Still, before you discover why all this happened, you need to ensure your survival in the backyard. For that, you need to construct a base, gather resources and defend yourself using a selection of rather primitive weapons.
You also need to stay fed and hydrated. As far as the insects and arachnids featured in the game are concerned, they serve various purposes. Ladybugs can lead you to food sources, you can cook aphids, and spiders are going to hunt you. You can also play the game in a four-player coop. While the game is set for a full release in September 2022, it’s available through Early Access.
Josh Sawyer’s latest project, Pentiment actually dates back to the Black Isle Studios days. Now, it’s about to get a release in a couple of months. What is it?
Simply put, it’s a narrative-based adventure game with role-playing elements. It’s set in the 16th century. As Andreas Maler, a journeyman artist, your task is to investigate the murder of a prominent person. It’s pretty personal, as it is your friend who has been accused of such a foul deed!
The plot spans over twenty-five years and your task is to accuse someone based on either who you think killed the victim or deserves punishment the most. With its visuals inspired by late medieval art, Pentiment is surely going to be an interesting thing to check out.
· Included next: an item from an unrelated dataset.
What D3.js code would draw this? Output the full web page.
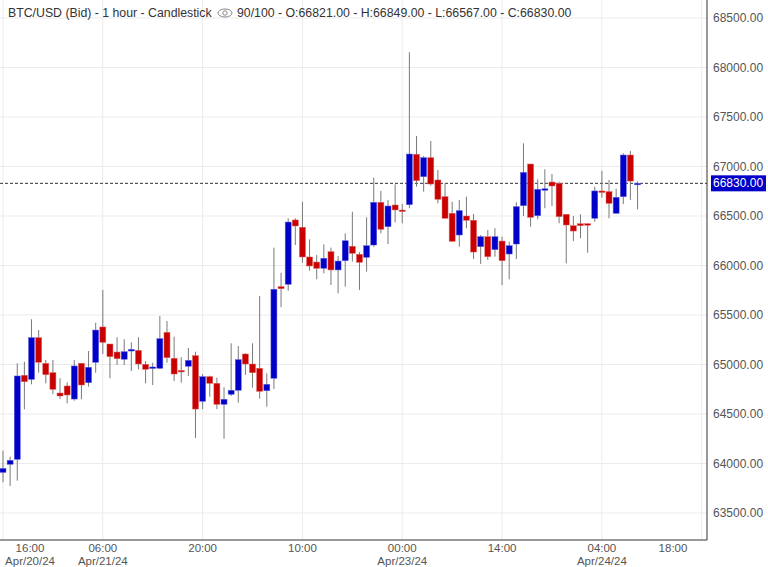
<!DOCTYPE html>
<html>
<head>
<meta charset="utf-8">
<script src="https://cdn.jsdelivr.net/npm/d3@7"></script>
<style>
  body { margin: 0; background: #fff; }
  text { font-family: "Liberation Sans", Arial, sans-serif; }
</style>
</head>
<body>
<svg id="chart" width="768" height="567"></svg>
<script>
// hourly candles starting Apr 20 2024 16:00
var opens  = [63910,63992,64042,64891,64850,65271,65012,64917,64712,64783,64651,65012,64816,65022,65379,65207,65126,65053,65136,65143,
              65002,64972,64962,65325,65063,64940,64982,65089,64628,64877,64810,64598,64699,64740,65106,65005,64962,64735,64861,65786,
              65810,66460,66386,66086,66035,65972,66139,65955,66048,66194,66113,66083,66207,66638,66392,66611,66560,66614,67123,66897,
              67089,66864,66695,66527,66308,66500,66457,66190,66291,66160,66247,66116,66217,66604,67025,66503,66765,66843,66830,66517,
              66402,66422,66422,66477,66753,66746,66527,66695,67116,66821];
var highs  = [64130,64069,65012,65028,65457,65348,65046,65046,64861,64820,65046,65012,65136,65422,65753,65207,65275,65255,65224,65275,
              65035,65018,65490,65439,65281,65073,65167,65129,64904,64887,64867,64770,65214,65187,65113,65214,65692,64911,66180,65927,
              66477,66477,66644,66264,66106,66214,66180,66096,66325,66543,66136,66487,66887,66753,66662,66820,66621,68154,67308,67106,
              67258,66965,66830,66644,66662,66695,66520,66308,66359,66376,66291,66240,66638,67234,67025,66871,66972,66924,66847,66517,
              66500,66517,66426,66796,66955,66864,66776,67133,67157,66849];
var lows   = [63810,63773,63826,64547,64800,64917,64810,64699,64651,64608,64634,64649,64776,64917,65106,64861,64995,64995,64934,64952,
              64810,64793,64952,65018,64833,64816,64884,64258,64550,64675,64550,64250,64682,64614,64894,64766,64655,64574,64753,65578,
              65745,66207,66028,65948,65861,65921,65803,65719,65786,66039,65753,65937,66190,66325,66217,66436,66426,66578,66796,66746,
              66806,66628,66477,66244,66190,66376,66066,66015,66055,66089,65803,65861,66066,66500,66392,66467,66578,66601,66426,66022,
              66247,66275,66130,66442,66685,66477,66527,66621,66662,66567];
var closes = [63950,64032,64884,64826,65271,65022,64897,64750,64682,64692,64985,64793,64972,65348,65224,65079,65059,65129,65153,65005,
              64952,64975,65261,65069,64904,64930,65042,64550,64877,64810,64598,64649,64740,65049,65005,64917,64729,64800,65760,65766,
              66439,66399,66086,65995,65972,66073,65955,66045,66250,66123,66032,66200,66638,66366,66601,66561,66550,67126,66857,67089,
              66823,66669,66477,66244,66554,66457,66136,66291,66089,66291,66048,66200,66594,66941,66487,66770,66775,66803,66493,66409,
              66348,66402,66415,66753,66745,66628,66689,67116,66853,66830];
var priceTicks = [63500,64000,64500,65000,65500,66000,66500,67000,67500,68000,68500];
var timeTicks = ["2024-04-20T16:00","2024-04-21T06:00","2024-04-21T20:00","2024-04-22T10:00",
                 "2024-04-23T00:00","2024-04-23T14:00","2024-04-24T04:00","2024-04-24T18:00"];
var lastPrice = 66830;

var svg = d3.select('#chart');
var plotR = 707, plotB = 540;
var t0 = new Date(2024, 3, 20, 16);
var parse = d3.timeParse('%Y-%m-%dT%H:%M');
var hour = function(i){ return new Date(t0.getTime() + i * 3600e3); };

var x = d3.scaleTime().domain([t0, parse(timeTicks[7])]).range([3, 701.7]);
var y = d3.scaleLinear().domain([63500, 68500]).range([513, 18]);

//* grid
svg.append('g').selectAll('line').data(priceTicks).enter().append('line')
  .attr('x1', 0).attr('x2', plotR)
  .attr('y1', function(d){ return y(d); }).attr('y2', function(d){ return y(d); })
  .attr('stroke', '#ebebeb');
svg.append('g').selectAll('line').data(timeTicks).enter().append('line')
  .attr('x1', function(d){ return x(parse(d)); }).attr('x2', function(d){ return x(parse(d)); })
  .attr('y1', 0).attr('y2', plotB)
  .attr('stroke', '#ebebeb');

//* last price line
svg.append('line')
  .attr('x1', 0).attr('x2', plotR).attr('y1', y(lastPrice)).attr('y2', y(lastPrice))
  .attr('stroke', '#333').attr('stroke-dasharray', '3,2');

//* candles
var candles = svg.append('g').selectAll('g').data(opens).enter().append('g');
candles.append('line')
  .attr('x1', function(d, i){ return x(hour(i)); }).attr('x2', function(d, i){ return x(hour(i)); })
  .attr('y1', function(d, i){ return y(highs[i]); }).attr('y2', function(d, i){ return y(lows[i]); })
  .attr('stroke', '#7a7a7a').attr('stroke-width', 1);
candles.append('rect')
  .attr('x', function(d, i){ return x(hour(i)) - 3; })
  .attr('width', 6)
  .attr('y', function(d, i){ return y(Math.max(d, closes[i])); })
  .attr('height', function(d, i){ return Math.max(1.5, Math.abs(y(d) - y(closes[i]))); })
  .attr('fill', function(d, i){ return closes[i] >= d ? '#0000c8' : '#c80000'; })
  .attr('stroke', function(d, i){ return closes[i] >= d ? '#6060e0' : '#e06060'; })
  .attr('stroke-width', 0.5);

//* axes frame
svg.append('line').attr('x1', plotR).attr('x2', plotR).attr('y1', 0).attr('y2', plotB).attr('stroke', '#333');
svg.append('line').attr('x1', 0).attr('x2', plotR).attr('y1', plotB).attr('y2', plotB).attr('stroke', '#333');

//* price labels
svg.append('g').selectAll('text').data(priceTicks).enter().append('text')
  .attr('x', 713).attr('y', function(d){ return y(d) + 4; })
  .attr('font-size', 12).attr('fill', '#555')
  .text(function(d){ return d3.format('.2f')(d); });

svg.append('rect').attr('x', 711).attr('y', y(lastPrice) - 8).attr('width', 55).attr('height', 16).attr('fill', '#0000c8');
svg.append('text').attr('x', 713).attr('y', y(lastPrice) + 4)
  .attr('font-size', 12).attr('fill', '#fff').text(d3.format('.2f')(lastPrice));

//* time labels
timeTicks.forEach(function(t, i) {
  var d = parse(t);
  var px = Math.min(Math.max(x(d), 30), 673);
  svg.append('text').attr('x', px).attr('y', 552).attr('text-anchor', 'middle')
    .attr('font-size', 11.5).attr('fill', '#555').text(d3.timeFormat('%H:%M')(d));
  if (d.getHours() < 10 || i === 0) {
    svg.append('text').attr('x', px).attr('y', 565).attr('text-anchor', 'middle')
      .attr('font-size', 11.5).attr('fill', '#555').text(d3.timeFormat('%b/%d/%y')(d));
  }
});

//* title
var title = svg.append('text').attr('x', 8).attr('y', 17).attr('font-size', 12.3).attr('fill', '#333');
title.append('tspan').text('BTC/USD (Bid) - 1 hour - Candlestick');
title.append('tspan').attr('x', 237).text('90/100 - O:66821.00 - H:66849.00 - L:66567.00 - C:66830.00');
var eye = svg.append('g').attr('transform', 'translate(225,13)');
eye.append('ellipse').attr('rx', 7).attr('ry', 4).attr('fill', 'none').attr('stroke', '#888');
eye.append('circle').attr('r', 2.2).attr('fill', 'none').attr('stroke', '#888');
</script>
</body>
</html>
The history of Obsidian Entertainment
In the mid-to-late 90s and early 2000s, there were two kings of RPGs: BioWare and Black Isle Studios. The former made revered classics like Baldur’s Gate and Neverwinter Nights. The latter developed the original Fallout games and Planescape: Torment. However, when Black Isle’s publisher, Interplay, fell, it took the talented studio with it.
Some of its former masterminds reformed as InXile Entertainment, while others started Obsidian Entertainment in June of 2003.
From the very get-go, Obsidian seemed committed to firmly staying in the RPG territory, although they have deviated from that in recent years, diversifying their portfolio a bit.